A recently commissioned Government Accountability Office (GAO) report was particularly unusual in singling out the wind industry, since numerous federal programs encourage all the various forms of energy.

Federal energy incentives are in place because it has always been in the public interest to ensure stable, low-priced energy, which in turn supports U.S. economic growth. With respect to wind, these policies have been working, as according to a 2012 report from Credit Suisse, current wind prices are affordable and competitive with all other forms of energy.

While the GAO report may provide useful sound bites for wind power opponents, only 16 of the 82 programs it tracked were solely for wind power. In fact, the majority of programs supported renewable energy or “other activities.”

Also, as the report itself points out, the vast majority of the value to wind developers is in a single policy, the Production Tax Credit (PTC)–a policy that is threatened with expiration every year or two. That uncertainty has seriously hampered the industry’s growth.

A fair evaluation of our federal energy incentives would require a broad comparison, with historic context. Fortunately, this comparison is already available, from both government reports and reliable independent sources.

According to the Congressional Research Service, for more than half a century, federal energy tax policy focused almost exclusively on increasing domestic oil and gas reserves and production. There were no tax incentives promoting renewable energy or energy efficiency. During that period, two major tax preferences were established for oil and gas.

Moreover, over the last 90 years, federal support for the fossil fuel industry has been far greater than for renewables. In fact, according to a study of historical incentives by the venture capital firm DBL Investors, the federal commitment to oil and gas was five times greater than for renewables during the first 15 years of each set of incentives. Government support totaling nearly $600 billion has been provided to bolster the production of conventional fossil energy sources, along with $73 billion for nuclear power, according to the Nuclear Energy Institute’s own tally.

Finally, according to a 2012 Congressional Budget Office report, only four major tax preferences are permanent – three for fossil fuels and one for nuclear energy.

Most in the wind industry would agree that predictable policies, not a lot of programs, are what this country needs to realize America’s full wind energy potential.

However, despite the lack of policy certainty for the PTC, American wind power is still working. The PTC has helped lower consumer costs, created new jobs, and has driven significant private sector investment.

Last year was a record year for wind power, as $25 billion in private investment led to wind power taking the top spot for new energy installation. Also, just last week an uptick in the entire Gross Domestic Product in the fourth quarter of last year was attributed in part to wind development.

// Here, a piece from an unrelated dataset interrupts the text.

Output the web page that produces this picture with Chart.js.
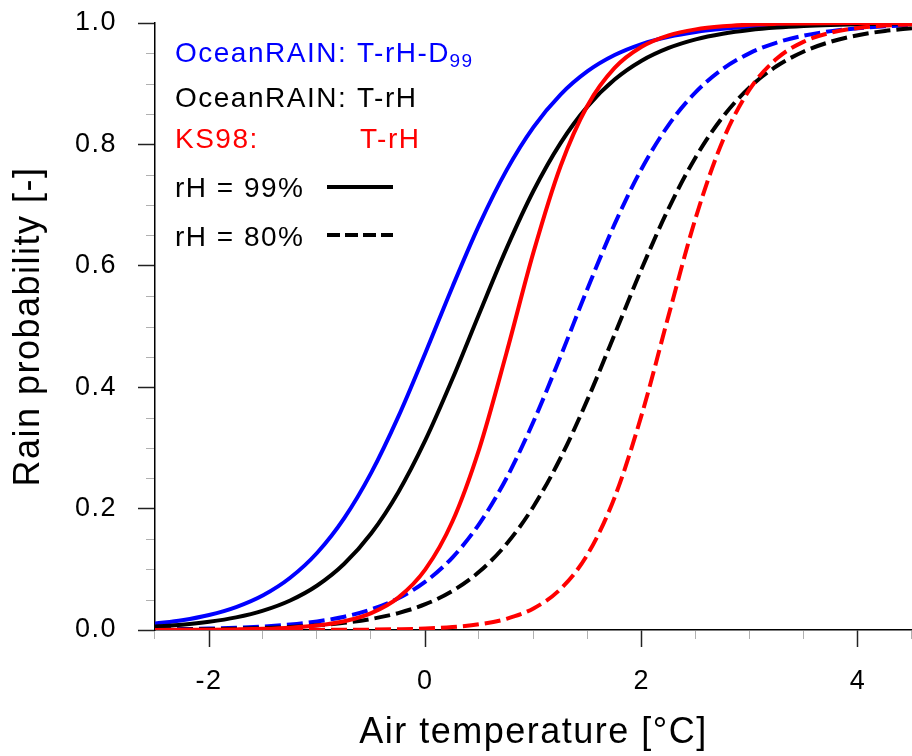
<!DOCTYPE html>
<html>
<head>
<meta charset="utf-8">
<script src="https://cdn.jsdelivr.net/npm/chart.js@4.4.1/dist/chart.umd.min.js"></script>
<style>
html,body{margin:0;padding:0;background:#fff;overflow:hidden}
canvas{display:block}
</style>
</head>
<body>
<canvas id="c" width="912" height="756"></canvas>
<script>
// ---- data ----
const temperature = [-2.5,-2.25,-2,-1.75,-1.5,-1.25,-1,-0.75,-0.5,-0.25,0,0.25,0.5,0.75,1,1.25,1.5,1.75,2,2.25,2.5,2.75,3,3.25,3.5,3.75,4,4.25,4.5];

const oceanRainTrhD99_rh99 = [0.0105,0.0161,0.0247,0.0378,0.0573,0.0861,0.1273,0.1843,0.2592,0.3515,0.4564,0.5652,0.6682,0.7572,0.8285,0.8821,0.9206,0.9472,0.9653,0.9773,0.9852,0.9904,0.9938,0.9960,0.9974,0.9983,0.9989,0.9993,0.9995];
const oceanRainTrhD99_rh80 = [0.0010,0.0015,0.0024,0.0037,0.0058,0.0090,0.0141,0.0219,0.0340,0.0523,0.0796,0.1194,0.1754,0.2501,0.3434,0.4507,0.5627,0.6686,0.7599,0.8323,0.8861,0.9243,0.9504,0.9678,0.9792,0.9866,0.9914,0.9945,0.9965];
const oceanRainTrh_rh99 = [0.0057,0.0088,0.0136,0.0208,0.0319,0.0486,0.0733,0.1091,0.1594,0.2271,0.3127,0.4134,0.5219,0.6283,0.7236,0.8022,0.8627,0.9068,0.9378,0.9589,0.9731,0.9824,0.9886,0.9926,0.9952,0.9969,0.9980,0.9987,0.9992];
const oceanRainTrh_rh80 = [0.0006,0.0009,0.0013,0.0021,0.0032,0.0050,0.0077,0.0118,0.0182,0.0279,0.0425,0.0643,0.0962,0.1416,0.2035,0.2834,0.3799,0.4869,0.5951,0.6948,0.7790,0.8452,0.8943,0.9291,0.9530,0.9692,0.9799,0.9869,0.9915];
const ks98Trh_rh99 = [0.0001,0.0003,0.0005,0.0010,0.0019,0.0038,0.0074,0.0144,0.0279,0.0534,0.0998,0.1787,0.2994,0.4564,0.6225,0.7641,0.8641,0.9259,0.9608,0.9797,0.9895,0.9946,0.9973,0.9986,0.9993,0.9996,0.9998,0.9999,0.9999];
const ks98Trh_rh80 = [0,0,0,0,0,0.0001,0.0002,0.0003,0.0006,0.0013,0.0025,0.0049,0.0095,0.0184,0.0356,0.0675,0.1246,0.2184,0.3543,0.5187,0.6792,0.8061,0.8909,0.9414,0.9693,0.9841,0.9918,0.9958,0.9979];

const xTickValues = [-2,0,2,4];
const yTickValues = [0,0.2,0.4,0.6,0.8,1.0];
const xMinorTickValues = [-2.5,-1.5,-1,-0.5,0.5,1,1.5,2.5,3,3.5,4.5];
const yMinorTickValues = [0.05,0.1,0.15,0.25,0.3,0.35,0.45,0.5,0.55,0.65,0.7,0.75,0.85,0.9,0.95];

const xAxisTitle = 'Air temperature [°C]';
const yAxisTitle = 'Rain probability [-]';

// ---- styling ----
const FONT = "'Liberation Sans', Arial, Helvetica, sans-serif";
const BLUE = '#0000ff', BLACK = '#000000', RED = '#ff0000';
const DASH = [16, 6];
const LW = 4;

Chart.defaults.font.family = FONT;
Chart.defaults.color = '#000';

function series(values, color, dashed) {
  return {
    data: temperature.map((t, i) => ({x: t, y: values[i]})),
    borderColor: color,
    borderWidth: LW,
    borderDash: dashed ? DASH : [],
    pointRadius: 0,
    fill: false,
    cubicInterpolationMode: 'monotone'
  };
}

const spacingPlugin = {
  id: 'spacing',
  beforeDraw(chart) { chart.ctx.letterSpacing = '1.5px'; }
};

const minorTicksPlugin = {
  id: 'minorTicks',
  afterDraw(chart) {
    const {ctx, chartArea: a} = chart;
    const xs = chart.scales.x, ys = chart.scales.y;
    ctx.save();
    ctx.strokeStyle = '#b0b0b0';
    ctx.lineWidth = 1;
    xMinorTickValues.forEach(v => {
      const px = Math.round(xs.getPixelForValue(v)) - 0.5;
      ctx.beginPath(); ctx.moveTo(px, a.bottom + 1); ctx.lineTo(px, a.bottom + 9); ctx.stroke();
    });
    yMinorTickValues.forEach(v => {
      const py = Math.round(ys.getPixelForValue(v)) + 0.5;
      ctx.beginPath(); ctx.moveTo(a.left - 1, py); ctx.lineTo(a.left - 9, py); ctx.stroke();
    });
    ctx.restore();
  }
};

const legendPlugin = {
  id: 'textLegend',
  afterDraw(chart) {
    const ctx = chart.ctx;
    ctx.save();
    ctx.letterSpacing = '1.5px';
    ctx.textBaseline = 'alphabetic';
    ctx.textAlign = 'left';
    ctx.font = '28px ' + FONT;
    const x0 = 175, x1 = 357;
    ctx.fillStyle = BLUE;
    ctx.fillText('OceanRAIN:', x0, 62);
    ctx.fillText('T-rH-D', x1, 62);
    const w = ctx.measureText('T-rH-D').width;
    ctx.font = '19px ' + FONT;
    ctx.fillText('99', x1 + w - 0.5, 67);
    ctx.font = '28px ' + FONT;
    ctx.fillStyle = BLACK;
    ctx.fillText('OceanRAIN:', x0, 107);
    ctx.fillText('T-rH', x1, 107);
    ctx.fillStyle = RED;
    ctx.fillText('KS98:', x0, 148);
    ctx.fillText('T-rH', x1 + 3, 148);
    ctx.fillStyle = BLACK;
    ctx.fillText('rH = 99%', x0, 197);
    ctx.fillText('rH = 80%', x0, 246);
    ctx.strokeStyle = BLACK;
    ctx.lineWidth = LW;
    ctx.beginPath(); ctx.moveTo(327, 187); ctx.lineTo(393, 187); ctx.stroke();
    ctx.setLineDash([13, 5]);
    ctx.beginPath(); ctx.moveTo(327, 235); ctx.lineTo(393, 235); ctx.stroke();
    ctx.restore();
  }
};

new Chart(document.getElementById('c'), {
  type: 'line',
  data: {
    datasets: [
      series(ks98Trh_rh99, RED, false),
      series(ks98Trh_rh80, RED, true),
      series(oceanRainTrh_rh99, BLACK, false),
      series(oceanRainTrh_rh80, BLACK, true),
      series(oceanRainTrhD99_rh99, BLUE, false),
      series(oceanRainTrhD99_rh80, BLUE, true)
    ]
  },
  options: {
    responsive: false,
    animation: false,
    devicePixelRatio: 1,
    layout: {padding: {top: 23, right: 0, left: 0, bottom: 0}},
    plugins: {legend: {display: false}, tooltip: {enabled: false}},
    scales: {
      x: {
        type: 'linear', position: 'bottom', min: -2.5, max: 4.5,
        afterBuildTicks: s => { s.ticks = xTickValues.map(v => ({value: v})); },
        afterFit: s => { s.height = 126; s.paddingLeft = 0; s.paddingRight = 0; },
        ticks: {callback: v => String(v), font: {size: 27}, color: '#000', padding: 18, maxRotation: 0, autoSkip: false},
        grid: {drawOnChartArea: false, drawTicks: true, tickLength: 17, tickColor: '#222', tickWidth: 1.5},
        border: {display: true, color: '#000', width: 1.5},
        title: {display: true, text: xAxisTitle, font: {size: 36, lineHeight: 1}, color: '#000', padding: {top: 0, bottom: 4.5}}
      },
      y: {
        type: 'linear', position: 'left', min: 0, max: 1,
        afterBuildTicks: s => { s.ticks = yTickValues.map(v => ({value: v})); },
        afterFit: s => { s.width = 155; s.paddingTop = 0; s.paddingBottom = 0; },
        ticks: {callback: v => v.toFixed(1), font: {size: 27}, color: '#000', padding: 21, autoSkip: false},
        grid: {drawOnChartArea: false, drawTicks: true, tickLength: 17, tickColor: '#222', tickWidth: 1.5},
        border: {display: true, color: '#000', width: 1.5},
        title: {display: true, text: yAxisTitle, font: {size: 36, lineHeight: 1}, color: '#000', padding: {top: 11.5, bottom: 0}}
      }
    }
  },
  plugins: [spacingPlugin, minorTicksPlugin, legendPlugin]
});
</script>
</body>
</html>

As a result, the American wind power manufacturing chain now encompasses over 550 facilities across 44 states, and 75,000 Americans are employed by the wind industry. Wind power is making our electricity grid more reliable and robust, while protecting consumers from the often volatile global energy markets.

An all-of-the-above approach to energy policy has broad bipartisan support and our future energy security depends on incentivizing access to clean, homegrown energy sources.